DIRECTIONS FOR THIS TASK –
Transcribe everything in the data word for word. Pictures are left out.
::::
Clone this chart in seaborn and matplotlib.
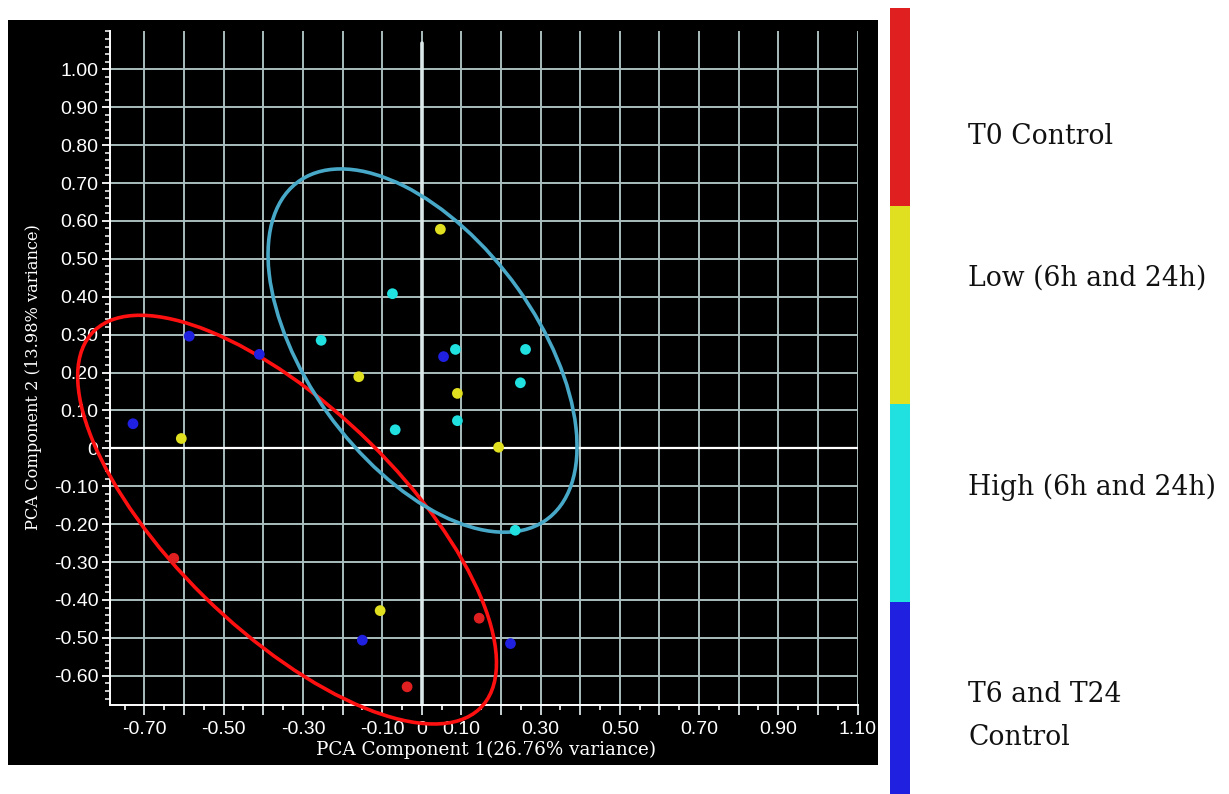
import numpy as np
import pandas as pd
import matplotlib
matplotlib.use("Agg")
import matplotlib.pyplot as plt
import seaborn as sns
from matplotlib.patches import Ellipse, Rectangle
from matplotlib.ticker import MultipleLocator, FixedLocator, FuncFormatter

# ---------------- data ----------------
groups = ["T0 Control", "Low (6h and 24h)", "High (6h and 24h)", "T6 and T24\nControl"]
group_colors = ["#e02020", "#e0e020", "#20e0e0", "#2020e0"]

t0_x = [-0.626, -0.037, 0.145]
t0_y = [-0.290, -0.629, -0.448]
low_x = [0.047, -0.159, -0.607, 0.090, 0.194, -0.105]
low_y = [0.578, 0.189, 0.026, 0.145, 0.003, -0.428]
high_x = [-0.074, -0.254, 0.085, 0.262, 0.249, -0.067, 0.090, 0.236]
high_y = [0.408, 0.285, 0.261, 0.261, 0.173, 0.049, 0.073, -0.216]
ctrl_x = [-0.587, -0.410, -0.729, 0.055, -0.150, 0.224]
ctrl_y = [0.296, 0.248, 0.065, 0.242, -0.506, -0.515]

ellipse_cx = [-0.340, 0.002]
ellipse_cy = [-0.188, 0.258]
ellipse_w = [1.393, 1.090]
ellipse_h = [0.583, 0.582]
ellipse_angle = [-45.8, -55.7]
ellipse_color = ["#ff1010", "#48a8c8"]

x_ticks = np.round(np.arange(-0.7, 1.101, 0.1), 2)
y_ticks = np.round(np.arange(-0.6, 1.001, 0.1), 2)

xs = [t0_x, low_x, high_x, ctrl_x]
ys = [t0_y, low_y, high_y, ctrl_y]
df = pd.DataFrame({
    "PC1": np.concatenate(xs),
    "PC2": np.concatenate(ys),
    "group": np.concatenate([[g] * len(x) for g, x in zip(groups, xs)]),
})

# ---------------- figure ----------------
sns.set_style("dark")
plt.rcParams["font.family"] = ["DejaVu Sans"]

fig = plt.figure(figsize=(12.29, 7.94), dpi=100)
fig.patch.set_facecolor("white")
fig.add_artist(Rectangle((8 / 1229, 1 - 765 / 794), 870 / 1229, 745 / 794,
                         transform=fig.transFigure, facecolor="black",
                         edgecolor="none", zorder=-10))

ax = fig.add_axes([110 / 1229, 1 - 705 / 794, 747.5 / 1229, 674 / 794])
ax.set_facecolor("black")
ax.set_xlim(-0.787, 1.10)
ax.set_ylim(-0.677, 1.101)

grid_c = "#a9bebe"
ax.xaxis.set_major_locator(FixedLocator(x_ticks))
ax.xaxis.set_minor_locator(MultipleLocator(0.05))
ax.yaxis.set_major_locator(FixedLocator(y_ticks))
ax.yaxis.set_minor_locator(MultipleLocator(0.02))


def xfmt(v, pos):
    k = int(round(v * 10))
    if k == 0:
        return "0"
    if k % 2 != 0:
        return f"{v:.2f}"
    return ""


def yfmt(v, pos):
    return "0" if abs(v) < 1e-9 else f"{v:.2f}"


ax.xaxis.set_major_formatter(FuncFormatter(xfmt))
ax.yaxis.set_major_formatter(FuncFormatter(yfmt))
ax.grid(True, which="major", color=grid_c, lw=1.4, zorder=0)
ax.set_axisbelow(True)

ax.tick_params(axis="x", which="major", direction="out", length=7.2, width=1.3,
               color="#d8e2e2", pad=4.5, labelsize=14, labelcolor="white",
               bottom=True)
ax.tick_params(axis="x", which="minor", direction="out", length=3.6, width=1.2,
               color="white", bottom=True)
ax.tick_params(axis="y", which="major", direction="out", length=5.8, width=1.3,
               color="white", pad=2.5, labelsize=14, labelcolor="white", left=True)
ax.tick_params(axis="y", which="minor", direction="out", length=3.6, width=1.1,
               color="white", left=True)
for lab in ax.get_xticklabels() + ax.get_yticklabels():
    lab.set_family("Liberation Sans")

for side in ["top", "right"]:
    ax.spines[side].set_visible(False)
for side in ["left", "bottom"]:
    ax.spines[side].set_color("white")
    ax.spines[side].set_linewidth(1.4)

ax.axhline(0, color="white", lw=1.6, zorder=1)
ax.axvline(0, ymin=0, ymax=(1.07 + 0.677) / (1.101 + 0.677),
           color="#dbe8e8", lw=2.6, zorder=1)

for cx, cy, w, h, a, c in zip(ellipse_cx, ellipse_cy, ellipse_w, ellipse_h,
                              ellipse_angle, ellipse_color):
    e = Ellipse((cx, cy), w, h, angle=a, fill=False, edgecolor=c, lw=2.6,
                clip_on=False, zorder=3)
    ax.add_patch(e)

sns.scatterplot(data=df, x="PC1", y="PC2", hue="group", hue_order=groups,
                palette=group_colors, s=60, edgecolor="none", legend=False,
                ax=ax, zorder=4)

ax.set_xlabel("PCA Component 1(26.76% variance)", family="DejaVu Serif",
              fontsize=13.2, color="white", va="center")
ax.xaxis.set_label_coords(0.503, -0.0668)
ax.set_ylabel("PCA Component 2 (13.98% variance)", family="DejaVu Serif",
              fontsize=11.7, color="white", va="center")
ax.yaxis.set_label_coords(-0.103, 0.4866)

# ---------------- legend strip ----------------
lax = fig.add_axes([890 / 1229, 1 - 800 / 794, 20 / 1229, 792 / 794])
lax.bar([0] * 4, [1] * 4, bottom=[3, 2, 1, 0], width=1.0,
        color=group_colors, edgecolor="none")
lax.set_xlim(-0.5, 0.5)
lax.set_ylim(0, 4)
lax.axis("off")

label_y = [136, 278, 487, 716]
for g, yy in zip(groups, label_y):
    fig.text(968 / 1229, 1 - yy / 794, g, family="DejaVu Serif", fontsize=19.2,
             color="#111111", va="center", ha="left", linespacing=1.72)

fig.savefig("out.png", dpi=100, facecolor="white")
::::
TASK RESPONSE –
Clone this chart in seaborn and matplotlib.
import numpy as np
import pandas as pd
import matplotlib
matplotlib.use("Agg")
import matplotlib.pyplot as plt
import seaborn as sns
from matplotlib.patches import Ellipse, Rectangle
from matplotlib.ticker import MultipleLocator, FixedLocator, FuncFormatter

# ---------------- data ----------------
groups = ["T0 Control", "Low (6h and 24h)", "High (6h and 24h)", "T6 and T24\nControl"]
group_colors = ["#e02020", "#e0e020", "#20e0e0", "#2020e0"]

t0_x = [-0.626, -0.037, 0.145]
t0_y = [-0.290, -0.629, -0.448]
low_x = [0.047, -0.159, -0.607, 0.090, 0.194, -0.105]
low_y = [0.578, 0.189, 0.026, 0.145, 0.003, -0.428]
high_x = [-0.074, -0.254, 0.085, 0.262, 0.249, -0.067, 0.090, 0.236]
high_y = [0.408, 0.285, 0.261, 0.261, 0.173, 0.049, 0.073, -0.216]
ctrl_x = [-0.587, -0.410, -0.729, 0.055, -0.150, 0.224]
ctrl_y = [0.296, 0.248, 0.065, 0.242, -0.506, -0.515]

ellipse_cx = [-0.340, 0.002]
ellipse_cy = [-0.188, 0.258]
ellipse_w = [1.393, 1.090]
ellipse_h = [0.583, 0.582]
ellipse_angle = [-45.8, -55.7]
ellipse_color = ["#ff1010", "#48a8c8"]

x_ticks = np.round(np.arange(-0.7, 1.101, 0.1), 2)
y_ticks = np.round(np.arange(-0.6, 1.001, 0.1), 2)

xs = [t0_x, low_x, high_x, ctrl_x]
ys = [t0_y, low_y, high_y, ctrl_y]
df = pd.DataFrame({
    "PC1": np.concatenate(xs),
    "PC2": np.concatenate(ys),
    "group": np.concatenate([[g] * len(x) for g, x in zip(groups, xs)]),
})

# ---------------- figure ----------------
sns.set_style("dark")
plt.rcParams["font.family"] = ["DejaVu Sans"]

fig = plt.figure(figsize=(12.29, 7.94), dpi=100)
fig.patch.set_facecolor("white")
fig.add_artist(Rectangle((8 / 1229, 1 - 765 / 794), 870 / 1229, 745 / 794,
                         transform=fig.transFigure, facecolor="black",
                         edgecolor="none", zorder=-10))

ax = fig.add_axes([110 / 1229, 1 - 705 / 794, 747.5 / 1229, 674 / 794])
ax.set_facecolor("black")
ax.set_xlim(-0.787, 1.10)
ax.set_ylim(-0.677, 1.101)

grid_c = "#a9bebe"
ax.xaxis.set_major_locator(FixedLocator(x_ticks))
ax.xaxis.set_minor_locator(MultipleLocator(0.05))
ax.yaxis.set_major_locator(FixedLocator(y_ticks))
ax.yaxis.set_minor_locator(MultipleLocator(0.02))


def xfmt(v, pos):
    k = int(round(v * 10))
    if k == 0:
        return "0"
    if k % 2 != 0:
        return f"{v:.2f}"
    return ""


def yfmt(v, pos):
    return "0" if abs(v) < 1e-9 else f"{v:.2f}"


ax.xaxis.set_major_formatter(FuncFormatter(xfmt))
ax.yaxis.set_major_formatter(FuncFormatter(yfmt))
ax.grid(True, which="major", color=grid_c, lw=1.4, zorder=0)
ax.set_axisbelow(True)

ax.tick_params(axis="x", which="major", direction="out", length=7.2, width=1.3,
               color="#d8e2e2", pad=4.5, labelsize=14, labelcolor="white",
               bottom=True)
ax.tick_params(axis="x", which="minor", direction="out", length=3.6, width=1.2,
               color="white", bottom=True)
ax.tick_params(axis="y", which="major", direction="out", length=5.8, width=1.3,
               color="white", pad=2.5, labelsize=14, labelcolor="white", left=True)
ax.tick_params(axis="y", which="minor", direction="out", length=3.6, width=1.1,
               color="white", left=True)
for lab in ax.get_xticklabels() + ax.get_yticklabels():
    lab.set_family("Liberation Sans")

for side in ["top", "right"]:
    ax.spines[side].set_visible(False)
for side in ["left", "bottom"]:
    ax.spines[side].set_color("white")
    ax.spines[side].set_linewidth(1.4)

ax.axhline(0, color="white", lw=1.6, zorder=1)
ax.axvline(0, ymin=0, ymax=(1.07 + 0.677) / (1.101 + 0.677),
           color="#dbe8e8", lw=2.6, zorder=1)

for cx, cy, w, h, a, c in zip(ellipse_cx, ellipse_cy, ellipse_w, ellipse_h,
                              ellipse_angle, ellipse_color):
    e = Ellipse((cx, cy), w, h, angle=a, fill=False, edgecolor=c, lw=2.6,
                clip_on=False, zorder=3)
    ax.add_patch(e)

sns.scatterplot(data=df, x="PC1", y="PC2", hue="group", hue_order=groups,
                palette=group_colors, s=60, edgecolor="none", legend=False,
                ax=ax, zorder=4)

ax.set_xlabel("PCA Component 1(26.76% variance)", family="DejaVu Serif",
              fontsize=13.2, color="white", va="center")
ax.xaxis.set_label_coords(0.503, -0.0668)
ax.set_ylabel("PCA Component 2 (13.98% variance)", family="DejaVu Serif",
              fontsize=11.7, color="white", va="center")
ax.yaxis.set_label_coords(-0.103, 0.4866)

# ---------------- legend strip ----------------
lax = fig.add_axes([890 / 1229, 1 - 800 / 794, 20 / 1229, 792 / 794])
lax.bar([0] * 4, [1] * 4, bottom=[3, 2, 1, 0], width=1.0,
        color=group_colors, edgecolor="none")
lax.set_xlim(-0.5, 0.5)
lax.set_ylim(0, 4)
lax.axis("off")

label_y = [136, 278, 487, 716]
for g, yy in zip(groups, label_y):
    fig.text(968 / 1229, 1 - yy / 794, g, family="DejaVu Serif", fontsize=19.2,
             color="#111111", va="center", ha="left", linespacing=1.72)

fig.savefig("out.png", dpi=100, facecolor="white")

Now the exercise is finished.